[Rows from a dataset of charts and code]
● ● ● ● ●

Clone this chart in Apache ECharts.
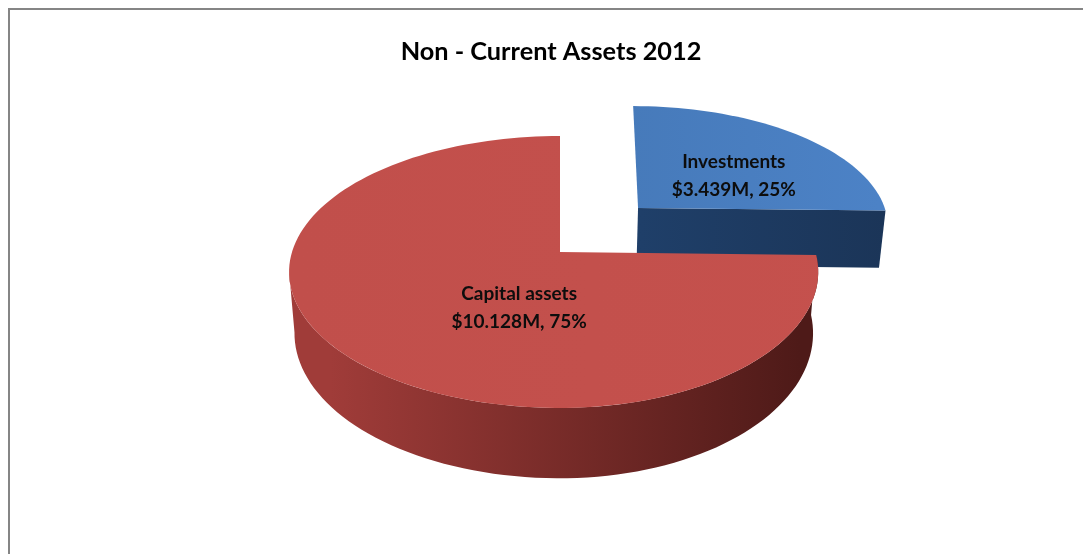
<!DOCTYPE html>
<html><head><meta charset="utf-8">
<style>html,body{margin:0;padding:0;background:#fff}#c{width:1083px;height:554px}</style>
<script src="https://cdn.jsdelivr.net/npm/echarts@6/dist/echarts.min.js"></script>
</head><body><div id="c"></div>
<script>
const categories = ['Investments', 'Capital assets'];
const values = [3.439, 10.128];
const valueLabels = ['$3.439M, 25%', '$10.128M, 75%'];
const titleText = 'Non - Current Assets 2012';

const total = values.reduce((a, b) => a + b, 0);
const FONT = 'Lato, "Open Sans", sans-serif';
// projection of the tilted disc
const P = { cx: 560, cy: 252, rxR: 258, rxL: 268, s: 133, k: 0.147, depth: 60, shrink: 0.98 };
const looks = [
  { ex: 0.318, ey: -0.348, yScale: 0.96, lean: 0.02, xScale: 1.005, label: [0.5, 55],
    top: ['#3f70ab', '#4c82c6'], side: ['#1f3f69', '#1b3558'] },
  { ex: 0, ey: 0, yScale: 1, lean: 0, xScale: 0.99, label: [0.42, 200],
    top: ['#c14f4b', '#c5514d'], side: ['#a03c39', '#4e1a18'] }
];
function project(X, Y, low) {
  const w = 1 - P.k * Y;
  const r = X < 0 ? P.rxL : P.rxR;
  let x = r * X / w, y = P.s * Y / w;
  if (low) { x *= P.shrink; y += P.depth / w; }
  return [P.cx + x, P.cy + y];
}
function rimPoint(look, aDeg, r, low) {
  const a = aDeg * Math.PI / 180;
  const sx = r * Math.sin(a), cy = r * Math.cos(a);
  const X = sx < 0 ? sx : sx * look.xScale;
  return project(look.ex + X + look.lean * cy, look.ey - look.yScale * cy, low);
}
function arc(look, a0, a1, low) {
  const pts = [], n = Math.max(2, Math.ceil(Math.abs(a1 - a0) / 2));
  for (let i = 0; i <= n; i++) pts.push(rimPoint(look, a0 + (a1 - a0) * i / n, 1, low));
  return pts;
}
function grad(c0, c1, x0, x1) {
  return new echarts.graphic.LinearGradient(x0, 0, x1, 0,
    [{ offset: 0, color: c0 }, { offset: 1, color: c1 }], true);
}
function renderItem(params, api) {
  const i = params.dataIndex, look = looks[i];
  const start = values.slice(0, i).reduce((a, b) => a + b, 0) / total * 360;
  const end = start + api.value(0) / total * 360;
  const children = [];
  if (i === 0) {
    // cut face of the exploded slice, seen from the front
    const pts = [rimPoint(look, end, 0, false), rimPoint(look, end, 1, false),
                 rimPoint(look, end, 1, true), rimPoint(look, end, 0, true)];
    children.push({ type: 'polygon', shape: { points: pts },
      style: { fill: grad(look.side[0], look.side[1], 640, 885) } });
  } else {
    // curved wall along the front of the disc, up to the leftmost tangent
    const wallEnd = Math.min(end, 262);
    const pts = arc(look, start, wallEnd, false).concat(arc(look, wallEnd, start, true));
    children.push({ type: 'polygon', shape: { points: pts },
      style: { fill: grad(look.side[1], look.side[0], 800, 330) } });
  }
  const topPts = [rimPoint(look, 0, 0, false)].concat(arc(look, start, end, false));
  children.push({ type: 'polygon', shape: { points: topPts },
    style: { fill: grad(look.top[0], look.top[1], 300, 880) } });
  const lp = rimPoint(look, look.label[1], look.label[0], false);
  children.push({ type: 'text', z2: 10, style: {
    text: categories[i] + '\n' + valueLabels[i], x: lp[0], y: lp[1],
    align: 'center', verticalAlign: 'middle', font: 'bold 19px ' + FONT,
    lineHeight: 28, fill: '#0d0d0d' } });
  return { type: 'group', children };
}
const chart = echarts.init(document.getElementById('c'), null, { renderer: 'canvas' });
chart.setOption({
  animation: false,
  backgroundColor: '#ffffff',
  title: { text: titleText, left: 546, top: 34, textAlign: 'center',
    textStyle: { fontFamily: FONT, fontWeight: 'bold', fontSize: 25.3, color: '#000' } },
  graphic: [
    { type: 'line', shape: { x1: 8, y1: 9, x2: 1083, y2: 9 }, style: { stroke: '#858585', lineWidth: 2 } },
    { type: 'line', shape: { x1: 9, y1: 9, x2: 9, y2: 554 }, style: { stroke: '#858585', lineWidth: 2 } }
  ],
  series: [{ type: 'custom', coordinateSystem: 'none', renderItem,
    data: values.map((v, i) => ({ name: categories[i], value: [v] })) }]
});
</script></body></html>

● ● ● ● ●

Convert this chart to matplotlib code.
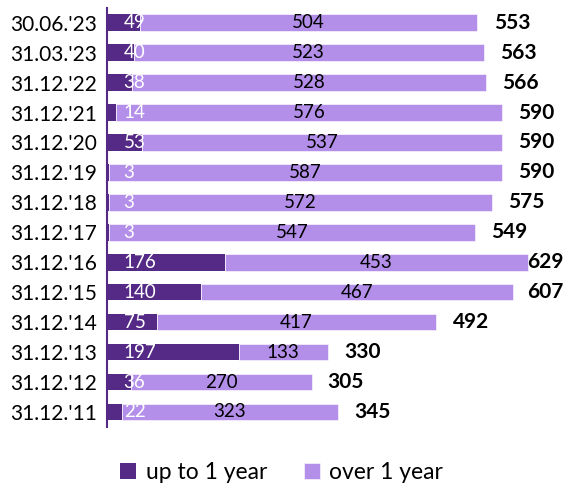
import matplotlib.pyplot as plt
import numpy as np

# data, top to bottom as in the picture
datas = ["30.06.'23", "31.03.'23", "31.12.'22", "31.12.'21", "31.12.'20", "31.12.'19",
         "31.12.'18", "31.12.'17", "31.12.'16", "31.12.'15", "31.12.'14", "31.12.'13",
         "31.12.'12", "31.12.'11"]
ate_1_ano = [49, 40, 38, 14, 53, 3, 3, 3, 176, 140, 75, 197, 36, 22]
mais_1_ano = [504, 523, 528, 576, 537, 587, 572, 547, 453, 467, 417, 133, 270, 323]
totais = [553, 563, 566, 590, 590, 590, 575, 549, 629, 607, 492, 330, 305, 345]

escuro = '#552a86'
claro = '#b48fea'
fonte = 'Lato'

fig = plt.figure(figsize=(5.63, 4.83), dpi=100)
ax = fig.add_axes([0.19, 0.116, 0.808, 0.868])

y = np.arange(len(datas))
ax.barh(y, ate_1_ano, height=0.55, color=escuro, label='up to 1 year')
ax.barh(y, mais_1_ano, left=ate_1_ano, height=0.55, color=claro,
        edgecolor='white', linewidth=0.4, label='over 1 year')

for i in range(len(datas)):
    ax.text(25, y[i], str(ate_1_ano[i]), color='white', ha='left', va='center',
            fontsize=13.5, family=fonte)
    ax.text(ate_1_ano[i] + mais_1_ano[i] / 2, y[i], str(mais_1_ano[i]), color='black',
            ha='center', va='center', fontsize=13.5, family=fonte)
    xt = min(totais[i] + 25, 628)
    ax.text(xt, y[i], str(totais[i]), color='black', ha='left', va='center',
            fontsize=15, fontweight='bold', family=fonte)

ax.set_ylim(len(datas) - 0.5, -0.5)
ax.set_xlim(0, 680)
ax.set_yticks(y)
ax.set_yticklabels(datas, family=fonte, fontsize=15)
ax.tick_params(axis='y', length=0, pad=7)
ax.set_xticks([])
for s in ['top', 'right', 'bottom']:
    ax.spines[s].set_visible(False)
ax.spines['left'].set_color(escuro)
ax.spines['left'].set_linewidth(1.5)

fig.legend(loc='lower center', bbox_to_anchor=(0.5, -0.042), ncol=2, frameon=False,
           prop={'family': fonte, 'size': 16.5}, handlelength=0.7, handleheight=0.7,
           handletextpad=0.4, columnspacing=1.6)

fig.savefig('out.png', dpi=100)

● ● ● ● ●

[Set exercise] List every line above that holds the word "matplotlib".

[Problem solution]
Convert this chart to matplotlib code.
import matplotlib.pyplot as plt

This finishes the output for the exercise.